> Supplied information:
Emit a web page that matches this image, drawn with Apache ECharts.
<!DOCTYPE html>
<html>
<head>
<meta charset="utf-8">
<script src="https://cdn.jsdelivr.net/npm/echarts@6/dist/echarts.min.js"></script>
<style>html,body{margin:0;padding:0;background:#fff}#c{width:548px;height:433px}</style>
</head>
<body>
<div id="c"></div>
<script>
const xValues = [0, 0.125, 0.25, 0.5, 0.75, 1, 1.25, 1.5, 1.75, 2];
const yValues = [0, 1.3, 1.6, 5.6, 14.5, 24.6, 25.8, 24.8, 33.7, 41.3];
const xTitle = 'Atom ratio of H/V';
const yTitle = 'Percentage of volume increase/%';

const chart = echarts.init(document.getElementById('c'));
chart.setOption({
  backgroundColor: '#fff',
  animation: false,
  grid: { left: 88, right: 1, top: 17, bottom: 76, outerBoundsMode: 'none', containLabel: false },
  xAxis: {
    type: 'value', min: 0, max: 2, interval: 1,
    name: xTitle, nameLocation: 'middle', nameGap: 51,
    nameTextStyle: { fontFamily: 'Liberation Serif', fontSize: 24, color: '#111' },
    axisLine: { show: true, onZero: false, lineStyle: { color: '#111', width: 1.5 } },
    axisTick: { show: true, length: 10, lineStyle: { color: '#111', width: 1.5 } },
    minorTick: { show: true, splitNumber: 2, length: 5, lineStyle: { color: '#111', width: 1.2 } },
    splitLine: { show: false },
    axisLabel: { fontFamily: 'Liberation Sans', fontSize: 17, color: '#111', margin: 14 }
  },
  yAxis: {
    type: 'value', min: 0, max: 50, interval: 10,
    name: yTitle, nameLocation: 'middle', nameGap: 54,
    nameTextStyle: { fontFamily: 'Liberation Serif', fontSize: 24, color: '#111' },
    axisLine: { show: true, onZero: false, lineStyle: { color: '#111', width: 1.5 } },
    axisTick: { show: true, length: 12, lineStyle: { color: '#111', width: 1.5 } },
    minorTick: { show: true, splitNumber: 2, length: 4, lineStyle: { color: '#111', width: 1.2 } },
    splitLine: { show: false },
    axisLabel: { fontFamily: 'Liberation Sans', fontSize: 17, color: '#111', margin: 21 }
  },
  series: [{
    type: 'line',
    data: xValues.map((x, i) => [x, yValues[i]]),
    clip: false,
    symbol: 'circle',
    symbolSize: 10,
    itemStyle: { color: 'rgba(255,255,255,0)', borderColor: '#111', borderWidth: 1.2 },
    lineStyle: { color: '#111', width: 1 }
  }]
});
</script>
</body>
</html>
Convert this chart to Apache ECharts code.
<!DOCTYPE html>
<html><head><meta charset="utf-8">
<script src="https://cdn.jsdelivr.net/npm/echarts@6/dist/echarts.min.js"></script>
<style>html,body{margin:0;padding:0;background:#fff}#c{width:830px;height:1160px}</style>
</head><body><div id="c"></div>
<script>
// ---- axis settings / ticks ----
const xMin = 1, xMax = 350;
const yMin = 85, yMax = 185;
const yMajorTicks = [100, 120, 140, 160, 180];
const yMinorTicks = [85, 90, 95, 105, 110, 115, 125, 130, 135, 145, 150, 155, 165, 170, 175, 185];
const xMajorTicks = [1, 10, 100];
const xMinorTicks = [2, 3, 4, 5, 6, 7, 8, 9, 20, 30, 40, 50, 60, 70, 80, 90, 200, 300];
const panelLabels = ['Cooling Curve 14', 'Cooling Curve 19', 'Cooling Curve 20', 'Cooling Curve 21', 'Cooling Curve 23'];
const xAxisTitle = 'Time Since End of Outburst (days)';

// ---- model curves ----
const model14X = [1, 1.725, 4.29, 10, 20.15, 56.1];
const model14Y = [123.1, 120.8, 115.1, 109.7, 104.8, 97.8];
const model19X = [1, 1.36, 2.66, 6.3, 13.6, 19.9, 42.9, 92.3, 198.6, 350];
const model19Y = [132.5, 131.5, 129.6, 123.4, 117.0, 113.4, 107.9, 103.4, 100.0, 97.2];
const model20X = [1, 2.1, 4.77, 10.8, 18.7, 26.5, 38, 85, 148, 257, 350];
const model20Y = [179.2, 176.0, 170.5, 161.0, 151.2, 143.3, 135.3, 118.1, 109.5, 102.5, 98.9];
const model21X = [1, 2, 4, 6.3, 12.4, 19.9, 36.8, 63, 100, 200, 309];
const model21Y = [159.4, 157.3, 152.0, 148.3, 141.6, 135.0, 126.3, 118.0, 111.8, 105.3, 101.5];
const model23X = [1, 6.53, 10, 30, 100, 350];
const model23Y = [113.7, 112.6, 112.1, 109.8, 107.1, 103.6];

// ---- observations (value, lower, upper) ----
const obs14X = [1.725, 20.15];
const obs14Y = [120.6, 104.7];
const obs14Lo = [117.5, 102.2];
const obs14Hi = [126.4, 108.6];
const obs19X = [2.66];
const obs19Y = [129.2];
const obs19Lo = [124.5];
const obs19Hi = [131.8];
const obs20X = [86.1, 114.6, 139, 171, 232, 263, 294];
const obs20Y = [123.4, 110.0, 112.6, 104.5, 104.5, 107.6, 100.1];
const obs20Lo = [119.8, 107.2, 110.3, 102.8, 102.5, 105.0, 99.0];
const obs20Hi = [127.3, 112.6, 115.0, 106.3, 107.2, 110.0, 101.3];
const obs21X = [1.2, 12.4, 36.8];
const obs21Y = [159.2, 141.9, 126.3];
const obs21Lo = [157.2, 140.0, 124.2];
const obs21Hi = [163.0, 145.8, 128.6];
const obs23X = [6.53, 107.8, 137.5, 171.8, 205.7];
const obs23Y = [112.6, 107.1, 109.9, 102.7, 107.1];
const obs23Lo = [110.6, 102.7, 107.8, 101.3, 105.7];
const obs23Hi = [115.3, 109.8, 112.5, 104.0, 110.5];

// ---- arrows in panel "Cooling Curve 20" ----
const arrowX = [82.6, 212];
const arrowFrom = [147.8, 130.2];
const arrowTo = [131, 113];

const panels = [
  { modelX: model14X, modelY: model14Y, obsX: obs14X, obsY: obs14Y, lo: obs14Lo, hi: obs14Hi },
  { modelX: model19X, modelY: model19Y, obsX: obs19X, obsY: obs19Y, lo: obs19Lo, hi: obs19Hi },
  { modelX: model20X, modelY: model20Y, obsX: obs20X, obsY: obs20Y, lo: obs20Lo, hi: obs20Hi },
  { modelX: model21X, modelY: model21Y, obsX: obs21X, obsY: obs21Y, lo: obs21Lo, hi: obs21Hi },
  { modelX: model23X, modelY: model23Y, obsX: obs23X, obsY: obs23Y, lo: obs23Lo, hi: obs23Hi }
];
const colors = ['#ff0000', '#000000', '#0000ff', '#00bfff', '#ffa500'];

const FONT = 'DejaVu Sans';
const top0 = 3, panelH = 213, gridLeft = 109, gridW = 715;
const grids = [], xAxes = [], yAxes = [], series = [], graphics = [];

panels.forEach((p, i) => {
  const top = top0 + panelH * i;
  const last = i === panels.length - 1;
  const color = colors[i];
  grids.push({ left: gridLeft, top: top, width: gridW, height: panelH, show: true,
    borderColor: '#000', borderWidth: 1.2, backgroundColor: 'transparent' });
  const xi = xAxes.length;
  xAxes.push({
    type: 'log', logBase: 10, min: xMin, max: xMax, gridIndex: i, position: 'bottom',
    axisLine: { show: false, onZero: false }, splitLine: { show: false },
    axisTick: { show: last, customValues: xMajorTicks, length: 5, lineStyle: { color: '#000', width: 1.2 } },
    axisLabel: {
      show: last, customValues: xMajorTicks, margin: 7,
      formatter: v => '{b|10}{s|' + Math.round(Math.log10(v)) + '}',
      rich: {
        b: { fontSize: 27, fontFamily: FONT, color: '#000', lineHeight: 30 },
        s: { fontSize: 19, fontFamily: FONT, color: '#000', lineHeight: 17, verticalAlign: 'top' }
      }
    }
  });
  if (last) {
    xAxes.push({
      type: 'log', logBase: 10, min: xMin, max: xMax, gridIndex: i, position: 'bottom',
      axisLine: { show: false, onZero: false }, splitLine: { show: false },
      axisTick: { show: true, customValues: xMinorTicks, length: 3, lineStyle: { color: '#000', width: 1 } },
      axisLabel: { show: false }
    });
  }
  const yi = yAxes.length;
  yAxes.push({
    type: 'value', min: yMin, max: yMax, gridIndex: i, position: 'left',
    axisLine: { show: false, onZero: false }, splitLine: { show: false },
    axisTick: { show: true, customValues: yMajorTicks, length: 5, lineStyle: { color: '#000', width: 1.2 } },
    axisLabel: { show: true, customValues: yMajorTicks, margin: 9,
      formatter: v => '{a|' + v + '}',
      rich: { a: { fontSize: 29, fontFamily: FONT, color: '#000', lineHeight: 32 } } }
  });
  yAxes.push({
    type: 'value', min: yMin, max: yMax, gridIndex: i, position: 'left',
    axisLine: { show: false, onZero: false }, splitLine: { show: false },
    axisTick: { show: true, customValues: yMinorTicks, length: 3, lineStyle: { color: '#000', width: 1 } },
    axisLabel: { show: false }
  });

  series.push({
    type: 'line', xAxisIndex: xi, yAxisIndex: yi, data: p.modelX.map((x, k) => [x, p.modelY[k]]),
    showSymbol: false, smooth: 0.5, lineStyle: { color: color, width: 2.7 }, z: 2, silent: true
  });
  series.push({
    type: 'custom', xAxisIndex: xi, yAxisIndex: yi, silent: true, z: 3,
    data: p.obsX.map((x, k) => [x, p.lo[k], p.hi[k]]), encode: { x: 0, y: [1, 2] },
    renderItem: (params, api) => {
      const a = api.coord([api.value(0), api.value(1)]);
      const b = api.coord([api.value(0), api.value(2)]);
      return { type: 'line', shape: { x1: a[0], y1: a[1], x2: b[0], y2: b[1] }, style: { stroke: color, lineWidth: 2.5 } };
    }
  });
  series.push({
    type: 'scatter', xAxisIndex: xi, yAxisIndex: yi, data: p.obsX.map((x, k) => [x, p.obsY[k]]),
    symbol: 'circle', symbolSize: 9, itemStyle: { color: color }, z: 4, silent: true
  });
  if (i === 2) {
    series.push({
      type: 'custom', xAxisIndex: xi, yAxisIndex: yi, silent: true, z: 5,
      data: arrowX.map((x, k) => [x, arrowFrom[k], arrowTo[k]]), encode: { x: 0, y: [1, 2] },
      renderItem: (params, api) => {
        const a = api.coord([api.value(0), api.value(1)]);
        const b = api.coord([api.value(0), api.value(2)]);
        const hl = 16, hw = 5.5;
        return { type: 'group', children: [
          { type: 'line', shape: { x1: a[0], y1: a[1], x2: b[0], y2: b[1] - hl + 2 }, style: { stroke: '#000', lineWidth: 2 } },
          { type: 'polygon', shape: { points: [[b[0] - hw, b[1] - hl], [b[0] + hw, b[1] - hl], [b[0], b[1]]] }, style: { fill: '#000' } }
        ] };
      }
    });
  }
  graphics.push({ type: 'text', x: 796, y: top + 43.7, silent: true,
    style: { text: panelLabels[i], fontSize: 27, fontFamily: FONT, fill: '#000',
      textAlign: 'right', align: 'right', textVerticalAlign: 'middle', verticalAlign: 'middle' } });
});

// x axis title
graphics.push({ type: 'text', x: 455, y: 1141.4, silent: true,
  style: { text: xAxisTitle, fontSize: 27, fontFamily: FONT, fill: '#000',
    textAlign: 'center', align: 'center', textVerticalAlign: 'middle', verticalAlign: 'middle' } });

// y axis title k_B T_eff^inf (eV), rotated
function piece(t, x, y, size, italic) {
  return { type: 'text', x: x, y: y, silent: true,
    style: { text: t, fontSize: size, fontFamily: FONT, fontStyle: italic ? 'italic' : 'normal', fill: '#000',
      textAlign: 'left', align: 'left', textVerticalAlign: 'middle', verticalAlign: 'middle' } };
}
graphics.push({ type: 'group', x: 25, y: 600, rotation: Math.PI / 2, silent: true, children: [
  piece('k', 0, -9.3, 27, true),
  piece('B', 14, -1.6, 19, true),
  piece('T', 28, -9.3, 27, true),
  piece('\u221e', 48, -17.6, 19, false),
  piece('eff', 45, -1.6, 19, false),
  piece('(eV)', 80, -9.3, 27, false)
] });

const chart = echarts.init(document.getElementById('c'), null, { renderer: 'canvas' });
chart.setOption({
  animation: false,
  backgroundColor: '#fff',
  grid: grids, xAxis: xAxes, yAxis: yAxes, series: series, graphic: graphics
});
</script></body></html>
---
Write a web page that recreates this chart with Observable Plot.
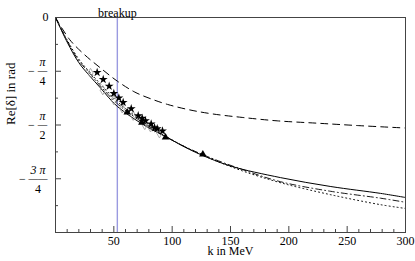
* * *
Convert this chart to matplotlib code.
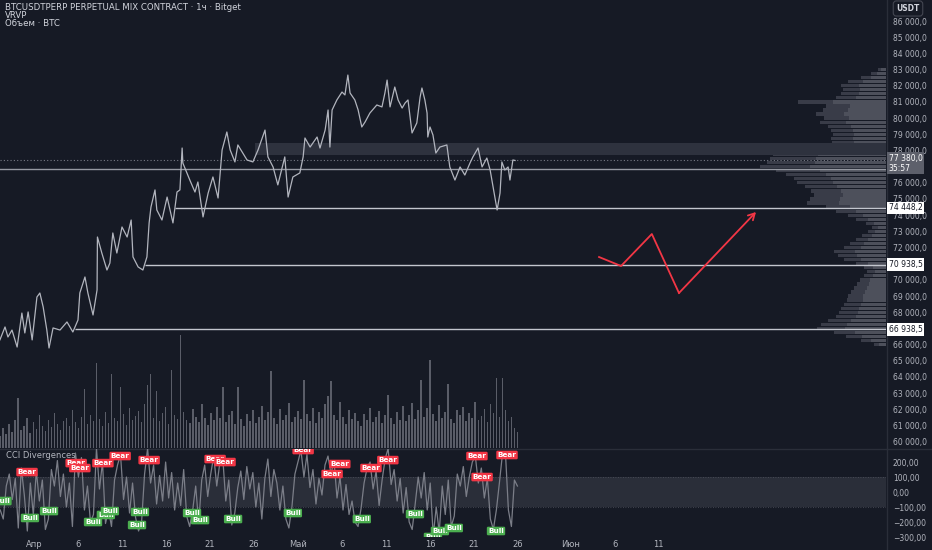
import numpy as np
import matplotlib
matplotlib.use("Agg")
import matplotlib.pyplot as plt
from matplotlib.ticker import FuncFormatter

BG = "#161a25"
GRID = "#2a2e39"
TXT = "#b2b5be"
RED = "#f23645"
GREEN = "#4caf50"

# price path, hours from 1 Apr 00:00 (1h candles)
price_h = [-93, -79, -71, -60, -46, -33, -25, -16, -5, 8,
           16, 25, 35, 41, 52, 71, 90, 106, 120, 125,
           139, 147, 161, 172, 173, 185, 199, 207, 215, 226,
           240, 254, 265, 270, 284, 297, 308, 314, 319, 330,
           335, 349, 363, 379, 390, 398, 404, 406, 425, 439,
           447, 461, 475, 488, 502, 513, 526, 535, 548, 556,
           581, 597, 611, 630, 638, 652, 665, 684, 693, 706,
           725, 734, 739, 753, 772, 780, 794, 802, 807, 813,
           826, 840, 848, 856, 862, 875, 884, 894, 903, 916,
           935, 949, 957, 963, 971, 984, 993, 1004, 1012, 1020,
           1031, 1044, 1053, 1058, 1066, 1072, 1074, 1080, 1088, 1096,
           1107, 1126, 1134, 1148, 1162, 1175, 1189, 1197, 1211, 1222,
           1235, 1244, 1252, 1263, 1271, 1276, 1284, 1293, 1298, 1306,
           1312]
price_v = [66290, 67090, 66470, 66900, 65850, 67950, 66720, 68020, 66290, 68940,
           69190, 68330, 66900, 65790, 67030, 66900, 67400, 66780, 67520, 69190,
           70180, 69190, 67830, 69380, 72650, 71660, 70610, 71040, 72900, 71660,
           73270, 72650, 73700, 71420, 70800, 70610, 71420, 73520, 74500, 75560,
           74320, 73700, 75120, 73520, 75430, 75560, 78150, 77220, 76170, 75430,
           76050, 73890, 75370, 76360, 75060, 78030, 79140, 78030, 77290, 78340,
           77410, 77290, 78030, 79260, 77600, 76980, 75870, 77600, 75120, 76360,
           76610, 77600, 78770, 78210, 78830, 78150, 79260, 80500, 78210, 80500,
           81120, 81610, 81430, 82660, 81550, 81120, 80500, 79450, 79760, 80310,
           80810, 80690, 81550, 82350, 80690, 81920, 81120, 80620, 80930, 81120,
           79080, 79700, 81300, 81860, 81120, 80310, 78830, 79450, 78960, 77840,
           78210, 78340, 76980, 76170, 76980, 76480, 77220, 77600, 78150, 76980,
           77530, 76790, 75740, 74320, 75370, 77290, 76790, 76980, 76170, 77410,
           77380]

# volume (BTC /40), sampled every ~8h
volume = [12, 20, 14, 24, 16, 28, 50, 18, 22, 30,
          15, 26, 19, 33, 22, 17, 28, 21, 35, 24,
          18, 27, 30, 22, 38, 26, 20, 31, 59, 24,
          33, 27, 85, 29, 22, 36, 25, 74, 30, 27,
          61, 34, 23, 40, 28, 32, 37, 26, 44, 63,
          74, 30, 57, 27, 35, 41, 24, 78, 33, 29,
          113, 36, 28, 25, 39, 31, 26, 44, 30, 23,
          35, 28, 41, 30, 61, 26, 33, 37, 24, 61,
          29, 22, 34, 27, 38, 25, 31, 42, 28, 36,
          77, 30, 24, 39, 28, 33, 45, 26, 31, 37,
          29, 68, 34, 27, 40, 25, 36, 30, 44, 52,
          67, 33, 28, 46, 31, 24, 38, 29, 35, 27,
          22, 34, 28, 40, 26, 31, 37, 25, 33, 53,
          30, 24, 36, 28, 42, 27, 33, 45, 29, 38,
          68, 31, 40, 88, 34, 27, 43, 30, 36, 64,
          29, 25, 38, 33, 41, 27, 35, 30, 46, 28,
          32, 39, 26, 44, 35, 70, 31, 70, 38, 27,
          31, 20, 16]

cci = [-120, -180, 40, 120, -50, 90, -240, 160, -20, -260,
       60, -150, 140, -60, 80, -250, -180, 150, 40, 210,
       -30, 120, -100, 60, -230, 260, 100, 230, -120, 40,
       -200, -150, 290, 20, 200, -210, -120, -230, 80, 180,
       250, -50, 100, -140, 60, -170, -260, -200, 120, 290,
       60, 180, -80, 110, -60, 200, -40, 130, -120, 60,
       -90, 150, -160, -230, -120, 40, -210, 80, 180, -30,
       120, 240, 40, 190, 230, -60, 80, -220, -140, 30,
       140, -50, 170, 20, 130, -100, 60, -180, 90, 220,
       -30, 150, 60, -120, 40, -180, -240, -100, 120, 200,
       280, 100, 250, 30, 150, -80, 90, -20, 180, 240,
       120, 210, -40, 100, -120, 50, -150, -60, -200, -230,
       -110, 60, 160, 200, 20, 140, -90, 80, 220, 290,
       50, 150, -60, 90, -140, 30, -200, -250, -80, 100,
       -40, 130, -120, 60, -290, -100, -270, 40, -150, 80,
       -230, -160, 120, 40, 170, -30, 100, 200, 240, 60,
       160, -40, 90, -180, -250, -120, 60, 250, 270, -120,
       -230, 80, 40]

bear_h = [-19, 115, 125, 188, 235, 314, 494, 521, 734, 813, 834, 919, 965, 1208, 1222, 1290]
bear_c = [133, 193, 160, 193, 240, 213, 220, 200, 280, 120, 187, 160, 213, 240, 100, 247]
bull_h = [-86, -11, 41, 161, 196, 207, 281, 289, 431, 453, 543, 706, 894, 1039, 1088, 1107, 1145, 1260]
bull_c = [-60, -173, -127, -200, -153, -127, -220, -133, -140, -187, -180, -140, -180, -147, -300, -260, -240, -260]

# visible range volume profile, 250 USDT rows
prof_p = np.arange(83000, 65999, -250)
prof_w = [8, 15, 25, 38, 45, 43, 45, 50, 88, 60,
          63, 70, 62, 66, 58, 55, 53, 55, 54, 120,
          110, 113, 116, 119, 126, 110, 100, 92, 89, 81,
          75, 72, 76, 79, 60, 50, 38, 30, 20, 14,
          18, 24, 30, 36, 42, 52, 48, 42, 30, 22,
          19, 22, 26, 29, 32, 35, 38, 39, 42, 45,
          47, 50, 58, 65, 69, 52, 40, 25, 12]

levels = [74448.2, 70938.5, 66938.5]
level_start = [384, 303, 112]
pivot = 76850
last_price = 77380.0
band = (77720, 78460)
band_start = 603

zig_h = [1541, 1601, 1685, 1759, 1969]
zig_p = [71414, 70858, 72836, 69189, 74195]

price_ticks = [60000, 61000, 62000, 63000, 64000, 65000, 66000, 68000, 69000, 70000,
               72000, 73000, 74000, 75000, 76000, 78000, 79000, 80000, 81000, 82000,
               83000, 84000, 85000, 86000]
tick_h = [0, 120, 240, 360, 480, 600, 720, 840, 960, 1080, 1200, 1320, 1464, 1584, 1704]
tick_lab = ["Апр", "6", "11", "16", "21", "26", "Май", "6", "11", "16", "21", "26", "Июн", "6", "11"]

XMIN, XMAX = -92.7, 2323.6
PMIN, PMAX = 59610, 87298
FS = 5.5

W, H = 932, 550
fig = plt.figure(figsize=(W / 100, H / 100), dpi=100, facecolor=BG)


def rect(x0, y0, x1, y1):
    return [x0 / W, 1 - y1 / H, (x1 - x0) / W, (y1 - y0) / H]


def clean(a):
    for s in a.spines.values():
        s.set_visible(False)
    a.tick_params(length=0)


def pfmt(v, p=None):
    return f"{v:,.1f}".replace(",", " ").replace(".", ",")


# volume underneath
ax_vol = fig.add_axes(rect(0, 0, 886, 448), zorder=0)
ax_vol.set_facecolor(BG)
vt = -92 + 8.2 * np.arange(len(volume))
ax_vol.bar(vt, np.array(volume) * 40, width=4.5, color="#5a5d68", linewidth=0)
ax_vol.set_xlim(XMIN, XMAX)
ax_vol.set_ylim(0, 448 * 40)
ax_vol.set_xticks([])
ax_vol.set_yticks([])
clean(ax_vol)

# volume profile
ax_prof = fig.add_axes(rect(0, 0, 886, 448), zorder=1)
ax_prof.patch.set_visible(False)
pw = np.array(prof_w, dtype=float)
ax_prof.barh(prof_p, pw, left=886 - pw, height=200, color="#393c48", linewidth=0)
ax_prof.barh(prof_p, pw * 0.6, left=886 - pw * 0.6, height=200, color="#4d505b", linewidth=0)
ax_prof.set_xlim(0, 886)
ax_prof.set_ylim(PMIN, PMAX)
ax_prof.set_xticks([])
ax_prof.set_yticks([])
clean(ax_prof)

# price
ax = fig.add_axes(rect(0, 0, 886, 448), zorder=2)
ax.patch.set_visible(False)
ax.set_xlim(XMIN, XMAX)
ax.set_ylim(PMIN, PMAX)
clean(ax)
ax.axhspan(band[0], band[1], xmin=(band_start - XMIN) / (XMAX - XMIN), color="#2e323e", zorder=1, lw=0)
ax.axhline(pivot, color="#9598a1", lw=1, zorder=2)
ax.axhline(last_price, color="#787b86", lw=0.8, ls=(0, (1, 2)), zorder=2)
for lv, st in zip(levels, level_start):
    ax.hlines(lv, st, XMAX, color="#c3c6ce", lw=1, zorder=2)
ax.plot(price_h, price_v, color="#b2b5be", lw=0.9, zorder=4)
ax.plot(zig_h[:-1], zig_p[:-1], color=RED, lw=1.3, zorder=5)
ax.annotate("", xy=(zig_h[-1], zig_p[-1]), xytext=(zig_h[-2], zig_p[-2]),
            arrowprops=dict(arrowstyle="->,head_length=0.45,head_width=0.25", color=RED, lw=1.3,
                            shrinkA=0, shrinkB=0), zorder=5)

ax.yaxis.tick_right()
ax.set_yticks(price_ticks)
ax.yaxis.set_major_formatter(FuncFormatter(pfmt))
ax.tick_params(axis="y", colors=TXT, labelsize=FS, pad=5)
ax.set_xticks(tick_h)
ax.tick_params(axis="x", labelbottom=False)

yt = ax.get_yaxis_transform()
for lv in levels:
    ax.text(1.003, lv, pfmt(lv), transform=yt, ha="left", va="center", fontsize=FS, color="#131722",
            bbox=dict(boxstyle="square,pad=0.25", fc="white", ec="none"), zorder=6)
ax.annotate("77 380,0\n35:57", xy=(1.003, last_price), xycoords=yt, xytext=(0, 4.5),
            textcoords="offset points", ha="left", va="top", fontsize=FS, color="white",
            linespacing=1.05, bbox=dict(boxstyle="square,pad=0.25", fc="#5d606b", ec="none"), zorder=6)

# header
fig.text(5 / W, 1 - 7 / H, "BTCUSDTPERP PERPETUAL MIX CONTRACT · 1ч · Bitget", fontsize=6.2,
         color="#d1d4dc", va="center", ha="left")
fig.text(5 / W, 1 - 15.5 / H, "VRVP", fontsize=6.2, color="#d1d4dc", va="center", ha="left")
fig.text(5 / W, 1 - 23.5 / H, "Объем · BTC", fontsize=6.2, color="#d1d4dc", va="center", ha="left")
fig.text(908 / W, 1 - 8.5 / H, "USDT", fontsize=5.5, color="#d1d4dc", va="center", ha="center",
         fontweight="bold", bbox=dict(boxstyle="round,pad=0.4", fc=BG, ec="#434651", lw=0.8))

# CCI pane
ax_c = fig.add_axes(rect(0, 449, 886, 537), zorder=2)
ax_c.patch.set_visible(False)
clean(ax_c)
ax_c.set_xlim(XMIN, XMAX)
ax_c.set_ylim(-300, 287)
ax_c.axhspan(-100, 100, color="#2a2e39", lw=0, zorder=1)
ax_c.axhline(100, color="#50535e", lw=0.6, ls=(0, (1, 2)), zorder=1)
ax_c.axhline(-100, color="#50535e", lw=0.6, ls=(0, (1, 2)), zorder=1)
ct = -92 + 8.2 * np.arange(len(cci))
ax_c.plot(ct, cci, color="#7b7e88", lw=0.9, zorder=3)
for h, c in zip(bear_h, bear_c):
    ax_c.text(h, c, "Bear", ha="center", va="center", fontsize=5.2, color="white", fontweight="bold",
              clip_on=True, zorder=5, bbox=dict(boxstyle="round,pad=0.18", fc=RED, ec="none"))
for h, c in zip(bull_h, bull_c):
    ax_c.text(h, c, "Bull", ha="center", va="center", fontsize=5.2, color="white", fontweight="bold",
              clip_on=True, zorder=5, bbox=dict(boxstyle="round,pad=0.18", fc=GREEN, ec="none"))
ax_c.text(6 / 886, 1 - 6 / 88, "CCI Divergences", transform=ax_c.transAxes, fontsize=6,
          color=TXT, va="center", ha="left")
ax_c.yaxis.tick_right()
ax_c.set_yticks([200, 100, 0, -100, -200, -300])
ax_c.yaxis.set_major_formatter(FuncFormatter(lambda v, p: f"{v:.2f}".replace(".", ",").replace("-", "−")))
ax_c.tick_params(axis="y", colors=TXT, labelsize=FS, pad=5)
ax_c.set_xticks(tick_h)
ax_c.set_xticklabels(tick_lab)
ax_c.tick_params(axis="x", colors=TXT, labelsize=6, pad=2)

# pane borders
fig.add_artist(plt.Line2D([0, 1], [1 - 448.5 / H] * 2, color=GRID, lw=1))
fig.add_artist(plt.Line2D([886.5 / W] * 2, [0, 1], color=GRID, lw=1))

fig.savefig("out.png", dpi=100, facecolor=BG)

> Work to be completed:
The lines to be given again exactly are those from the one containing "Emit a web page" up to and including the one containing "const yTitle = 'Percentage".

> Response for this exercise:
Emit a web page that matches this image, drawn with Apache ECharts.
<!DOCTYPE html>
<html>
<head>
<meta charset="utf-8">
<script src="https://cdn.jsdelivr.net/npm/echarts@6/dist/echarts.min.js"></script>
<style>html,body{margin:0;padding:0;background:#fff}#c{width:548px;height:433px}</style>
</head>
<body>
<div id="c"></div>
<script>
const xValues = [0, 0.125, 0.25, 0.5, 0.75, 1, 1.25, 1.5, 1.75, 2];
const yValues = [0, 1.3, 1.6, 5.6, 14.5, 24.6, 25.8, 24.8, 33.7, 41.3];
const xTitle = 'Atom ratio of H/V';
const yTitle = 'Percentage of volume increase/%';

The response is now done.